[Entries with chart source code]
•••

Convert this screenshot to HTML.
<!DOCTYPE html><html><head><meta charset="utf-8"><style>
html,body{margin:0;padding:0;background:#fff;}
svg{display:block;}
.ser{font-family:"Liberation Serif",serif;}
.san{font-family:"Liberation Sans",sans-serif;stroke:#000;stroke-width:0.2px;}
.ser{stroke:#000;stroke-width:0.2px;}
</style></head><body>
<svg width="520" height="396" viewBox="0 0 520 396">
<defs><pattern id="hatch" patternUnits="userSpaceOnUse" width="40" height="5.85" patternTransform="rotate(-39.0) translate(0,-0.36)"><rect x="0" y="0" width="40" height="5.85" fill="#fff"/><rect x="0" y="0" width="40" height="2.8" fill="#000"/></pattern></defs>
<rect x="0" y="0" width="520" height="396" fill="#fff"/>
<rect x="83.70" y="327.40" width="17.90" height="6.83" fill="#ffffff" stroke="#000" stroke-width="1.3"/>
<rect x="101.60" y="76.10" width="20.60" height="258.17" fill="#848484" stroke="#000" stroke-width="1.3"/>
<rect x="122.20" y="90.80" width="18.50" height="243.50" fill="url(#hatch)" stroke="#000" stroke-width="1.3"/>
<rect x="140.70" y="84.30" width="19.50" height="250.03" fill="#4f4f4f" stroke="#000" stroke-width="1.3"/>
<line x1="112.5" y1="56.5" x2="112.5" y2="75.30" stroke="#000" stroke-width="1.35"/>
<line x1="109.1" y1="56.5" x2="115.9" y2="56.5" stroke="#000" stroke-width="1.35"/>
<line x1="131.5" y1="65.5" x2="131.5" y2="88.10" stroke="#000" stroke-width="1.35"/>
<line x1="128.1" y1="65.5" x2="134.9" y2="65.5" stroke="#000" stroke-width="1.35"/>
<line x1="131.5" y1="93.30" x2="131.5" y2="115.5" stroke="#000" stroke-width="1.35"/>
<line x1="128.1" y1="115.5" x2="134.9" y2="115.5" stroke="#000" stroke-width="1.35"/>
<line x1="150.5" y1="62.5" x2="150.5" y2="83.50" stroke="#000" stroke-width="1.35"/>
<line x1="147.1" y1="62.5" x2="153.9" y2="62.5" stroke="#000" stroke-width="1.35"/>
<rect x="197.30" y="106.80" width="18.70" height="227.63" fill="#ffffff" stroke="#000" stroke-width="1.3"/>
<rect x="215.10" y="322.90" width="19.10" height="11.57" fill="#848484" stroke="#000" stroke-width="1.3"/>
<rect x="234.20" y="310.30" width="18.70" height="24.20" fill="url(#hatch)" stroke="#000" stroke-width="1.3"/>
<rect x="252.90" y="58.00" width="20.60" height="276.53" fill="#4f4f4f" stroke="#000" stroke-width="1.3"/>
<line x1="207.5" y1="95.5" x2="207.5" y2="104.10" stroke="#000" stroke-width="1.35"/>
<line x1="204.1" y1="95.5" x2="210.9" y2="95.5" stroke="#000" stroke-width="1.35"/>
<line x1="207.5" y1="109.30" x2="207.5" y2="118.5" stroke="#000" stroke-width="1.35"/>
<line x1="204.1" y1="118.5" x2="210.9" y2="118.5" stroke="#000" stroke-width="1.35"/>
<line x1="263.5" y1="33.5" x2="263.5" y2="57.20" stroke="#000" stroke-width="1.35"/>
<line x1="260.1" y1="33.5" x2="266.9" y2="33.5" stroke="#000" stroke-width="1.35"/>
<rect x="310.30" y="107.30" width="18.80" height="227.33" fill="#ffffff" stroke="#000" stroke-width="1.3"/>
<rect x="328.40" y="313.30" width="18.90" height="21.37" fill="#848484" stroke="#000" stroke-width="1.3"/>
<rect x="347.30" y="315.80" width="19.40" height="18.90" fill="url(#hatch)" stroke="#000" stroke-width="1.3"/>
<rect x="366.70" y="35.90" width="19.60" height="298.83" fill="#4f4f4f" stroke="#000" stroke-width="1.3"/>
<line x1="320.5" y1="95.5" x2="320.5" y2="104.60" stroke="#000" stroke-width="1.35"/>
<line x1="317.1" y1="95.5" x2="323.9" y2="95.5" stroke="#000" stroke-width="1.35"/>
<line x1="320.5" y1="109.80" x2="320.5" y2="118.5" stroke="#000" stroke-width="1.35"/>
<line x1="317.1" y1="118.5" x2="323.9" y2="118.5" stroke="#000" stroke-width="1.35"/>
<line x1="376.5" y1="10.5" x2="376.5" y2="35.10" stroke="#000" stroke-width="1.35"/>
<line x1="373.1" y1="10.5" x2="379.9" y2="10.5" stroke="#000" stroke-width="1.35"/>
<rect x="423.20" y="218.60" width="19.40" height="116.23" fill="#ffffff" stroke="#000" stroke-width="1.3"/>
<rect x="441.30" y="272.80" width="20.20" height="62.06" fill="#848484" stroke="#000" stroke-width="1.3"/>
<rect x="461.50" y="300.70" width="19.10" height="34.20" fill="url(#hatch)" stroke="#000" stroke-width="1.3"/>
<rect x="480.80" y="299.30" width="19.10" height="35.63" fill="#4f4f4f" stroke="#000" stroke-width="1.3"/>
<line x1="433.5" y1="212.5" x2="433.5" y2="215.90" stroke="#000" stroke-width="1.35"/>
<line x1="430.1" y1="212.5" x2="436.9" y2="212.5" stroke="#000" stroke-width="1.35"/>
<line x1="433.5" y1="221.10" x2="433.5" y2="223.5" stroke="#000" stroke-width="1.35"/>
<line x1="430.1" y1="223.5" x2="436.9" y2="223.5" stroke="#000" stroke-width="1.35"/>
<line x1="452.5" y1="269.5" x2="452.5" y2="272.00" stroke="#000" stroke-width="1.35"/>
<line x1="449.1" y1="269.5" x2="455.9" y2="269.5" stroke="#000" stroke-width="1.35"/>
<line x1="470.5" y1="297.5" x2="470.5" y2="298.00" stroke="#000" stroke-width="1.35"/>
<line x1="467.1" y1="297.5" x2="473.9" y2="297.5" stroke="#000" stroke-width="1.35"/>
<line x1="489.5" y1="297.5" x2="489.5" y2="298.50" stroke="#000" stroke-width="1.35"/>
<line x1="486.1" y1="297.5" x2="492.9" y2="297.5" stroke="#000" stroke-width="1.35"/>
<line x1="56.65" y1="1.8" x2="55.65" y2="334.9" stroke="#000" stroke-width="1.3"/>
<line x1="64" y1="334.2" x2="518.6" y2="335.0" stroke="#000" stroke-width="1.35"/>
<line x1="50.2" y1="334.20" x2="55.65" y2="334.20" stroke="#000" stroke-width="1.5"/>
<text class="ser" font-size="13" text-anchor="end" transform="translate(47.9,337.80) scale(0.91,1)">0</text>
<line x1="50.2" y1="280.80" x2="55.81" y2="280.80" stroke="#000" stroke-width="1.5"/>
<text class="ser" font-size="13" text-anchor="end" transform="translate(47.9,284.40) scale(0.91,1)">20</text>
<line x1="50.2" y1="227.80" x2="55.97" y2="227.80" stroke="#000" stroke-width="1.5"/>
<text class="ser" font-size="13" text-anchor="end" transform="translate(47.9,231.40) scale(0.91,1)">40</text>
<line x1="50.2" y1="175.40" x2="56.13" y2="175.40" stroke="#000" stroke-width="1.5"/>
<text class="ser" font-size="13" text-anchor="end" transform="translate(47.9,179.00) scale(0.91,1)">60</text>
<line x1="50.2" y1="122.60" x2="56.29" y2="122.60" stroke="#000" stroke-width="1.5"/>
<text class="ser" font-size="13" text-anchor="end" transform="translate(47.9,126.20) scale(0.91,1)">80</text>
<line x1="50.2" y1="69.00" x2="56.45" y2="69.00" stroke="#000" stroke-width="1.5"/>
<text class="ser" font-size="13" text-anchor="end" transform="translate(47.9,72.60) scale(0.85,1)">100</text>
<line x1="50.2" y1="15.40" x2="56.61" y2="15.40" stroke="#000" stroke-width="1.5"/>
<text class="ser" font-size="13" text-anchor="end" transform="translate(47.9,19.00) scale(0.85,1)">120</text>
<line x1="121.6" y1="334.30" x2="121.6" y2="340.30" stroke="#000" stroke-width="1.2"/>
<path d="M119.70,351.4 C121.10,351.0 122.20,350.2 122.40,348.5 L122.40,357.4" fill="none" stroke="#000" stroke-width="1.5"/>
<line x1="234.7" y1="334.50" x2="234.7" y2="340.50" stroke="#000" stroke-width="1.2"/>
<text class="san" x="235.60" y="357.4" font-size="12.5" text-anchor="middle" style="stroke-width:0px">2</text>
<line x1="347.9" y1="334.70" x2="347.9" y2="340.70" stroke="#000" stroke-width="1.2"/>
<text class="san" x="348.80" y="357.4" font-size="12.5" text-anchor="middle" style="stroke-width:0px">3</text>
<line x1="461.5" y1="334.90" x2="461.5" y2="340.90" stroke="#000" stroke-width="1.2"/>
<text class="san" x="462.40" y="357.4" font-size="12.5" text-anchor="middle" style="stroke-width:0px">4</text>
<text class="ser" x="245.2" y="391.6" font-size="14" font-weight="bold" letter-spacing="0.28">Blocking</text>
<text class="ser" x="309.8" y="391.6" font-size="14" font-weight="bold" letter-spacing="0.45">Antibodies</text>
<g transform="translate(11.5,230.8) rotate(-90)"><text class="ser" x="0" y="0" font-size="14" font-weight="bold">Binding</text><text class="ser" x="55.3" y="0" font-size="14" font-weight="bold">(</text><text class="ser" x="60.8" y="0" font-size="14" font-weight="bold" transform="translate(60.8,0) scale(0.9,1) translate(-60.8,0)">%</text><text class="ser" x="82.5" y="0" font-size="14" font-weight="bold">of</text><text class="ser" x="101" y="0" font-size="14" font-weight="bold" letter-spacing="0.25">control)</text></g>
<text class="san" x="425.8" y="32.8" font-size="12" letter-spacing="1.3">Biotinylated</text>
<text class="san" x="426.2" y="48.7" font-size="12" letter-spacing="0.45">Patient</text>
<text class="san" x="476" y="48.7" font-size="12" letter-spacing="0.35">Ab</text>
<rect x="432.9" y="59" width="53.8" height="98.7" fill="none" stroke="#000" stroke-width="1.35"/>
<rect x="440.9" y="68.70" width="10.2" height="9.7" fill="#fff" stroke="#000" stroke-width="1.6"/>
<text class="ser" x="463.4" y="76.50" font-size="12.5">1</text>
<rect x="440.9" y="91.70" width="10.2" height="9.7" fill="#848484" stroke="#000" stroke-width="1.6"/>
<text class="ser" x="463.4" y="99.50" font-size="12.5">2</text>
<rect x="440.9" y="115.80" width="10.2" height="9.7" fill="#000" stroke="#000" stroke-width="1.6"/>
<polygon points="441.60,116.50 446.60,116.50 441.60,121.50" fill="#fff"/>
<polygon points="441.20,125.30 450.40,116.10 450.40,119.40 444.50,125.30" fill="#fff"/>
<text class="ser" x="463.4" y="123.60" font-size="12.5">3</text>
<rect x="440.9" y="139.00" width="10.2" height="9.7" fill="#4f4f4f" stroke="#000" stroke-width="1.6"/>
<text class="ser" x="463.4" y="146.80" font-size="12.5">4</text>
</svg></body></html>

•••

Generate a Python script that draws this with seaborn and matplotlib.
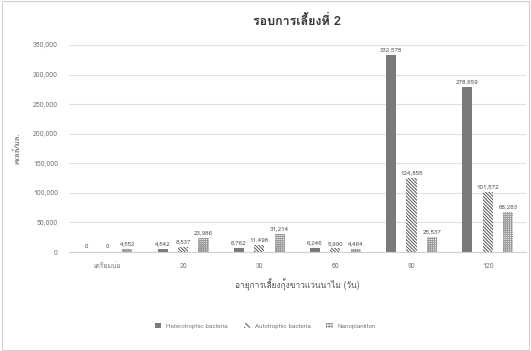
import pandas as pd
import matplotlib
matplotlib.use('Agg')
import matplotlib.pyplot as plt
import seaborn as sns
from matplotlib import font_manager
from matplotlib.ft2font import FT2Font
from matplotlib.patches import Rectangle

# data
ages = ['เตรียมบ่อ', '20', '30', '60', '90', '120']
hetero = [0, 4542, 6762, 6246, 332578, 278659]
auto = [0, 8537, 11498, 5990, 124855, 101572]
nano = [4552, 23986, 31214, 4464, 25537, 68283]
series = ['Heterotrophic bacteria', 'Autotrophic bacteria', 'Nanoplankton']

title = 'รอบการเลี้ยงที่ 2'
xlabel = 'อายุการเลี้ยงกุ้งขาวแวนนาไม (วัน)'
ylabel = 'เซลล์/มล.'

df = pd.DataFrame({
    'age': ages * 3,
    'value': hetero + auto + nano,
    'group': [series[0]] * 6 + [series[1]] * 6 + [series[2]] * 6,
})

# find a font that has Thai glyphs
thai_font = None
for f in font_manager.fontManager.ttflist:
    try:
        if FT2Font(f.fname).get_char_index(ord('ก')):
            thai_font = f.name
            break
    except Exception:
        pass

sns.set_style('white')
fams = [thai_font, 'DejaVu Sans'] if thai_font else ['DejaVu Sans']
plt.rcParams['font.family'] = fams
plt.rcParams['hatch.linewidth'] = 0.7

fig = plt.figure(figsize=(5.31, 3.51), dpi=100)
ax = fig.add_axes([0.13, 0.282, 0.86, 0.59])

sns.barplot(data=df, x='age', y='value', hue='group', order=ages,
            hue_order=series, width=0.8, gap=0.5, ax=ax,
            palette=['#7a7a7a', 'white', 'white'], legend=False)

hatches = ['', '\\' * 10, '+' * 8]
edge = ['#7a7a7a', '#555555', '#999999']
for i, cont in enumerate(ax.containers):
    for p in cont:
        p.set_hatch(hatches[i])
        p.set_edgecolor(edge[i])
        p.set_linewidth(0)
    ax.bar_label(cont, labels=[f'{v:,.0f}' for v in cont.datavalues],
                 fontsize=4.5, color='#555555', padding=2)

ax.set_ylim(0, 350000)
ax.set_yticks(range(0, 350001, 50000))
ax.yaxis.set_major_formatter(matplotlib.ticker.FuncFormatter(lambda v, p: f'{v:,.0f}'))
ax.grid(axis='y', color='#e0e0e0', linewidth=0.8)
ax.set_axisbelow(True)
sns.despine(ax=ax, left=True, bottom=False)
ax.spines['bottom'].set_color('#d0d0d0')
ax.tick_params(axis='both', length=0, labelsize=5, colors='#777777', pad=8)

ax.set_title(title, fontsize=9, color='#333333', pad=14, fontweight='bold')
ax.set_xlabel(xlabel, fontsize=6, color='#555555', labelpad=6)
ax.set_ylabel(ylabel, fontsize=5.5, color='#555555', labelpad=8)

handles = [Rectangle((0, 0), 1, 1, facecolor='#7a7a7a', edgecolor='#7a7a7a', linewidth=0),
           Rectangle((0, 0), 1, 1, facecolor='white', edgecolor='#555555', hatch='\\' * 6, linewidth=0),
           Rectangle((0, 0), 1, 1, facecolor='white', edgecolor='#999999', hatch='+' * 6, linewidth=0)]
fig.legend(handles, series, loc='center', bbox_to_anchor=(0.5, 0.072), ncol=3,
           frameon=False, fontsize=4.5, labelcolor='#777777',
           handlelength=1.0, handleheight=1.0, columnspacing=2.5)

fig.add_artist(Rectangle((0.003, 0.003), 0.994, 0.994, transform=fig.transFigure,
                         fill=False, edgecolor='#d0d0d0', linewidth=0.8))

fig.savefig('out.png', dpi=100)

•••

> TO BE DONE
Copy the listing above exactly, but only from the line with "Generate a Python" through the line with "series = ['Heterotrophic", including those two lines and excluding any picture.

> EXERCISE RESPONSE
Generate a Python script that draws this with seaborn and matplotlib.
import pandas as pd
import matplotlib
matplotlib.use('Agg')
import matplotlib.pyplot as plt
import seaborn as sns
from matplotlib import font_manager
from matplotlib.ft2font import FT2Font
from matplotlib.patches import Rectangle

# data
ages = ['เตรียมบ่อ', '20', '30', '60', '90', '120']
hetero = [0, 4542, 6762, 6246, 332578, 278659]
auto = [0, 8537, 11498, 5990, 124855, 101572]
nano = [4552, 23986, 31214, 4464, 25537, 68283]
series = ['Heterotrophic bacteria', 'Autotrophic bacteria', 'Nanoplankton']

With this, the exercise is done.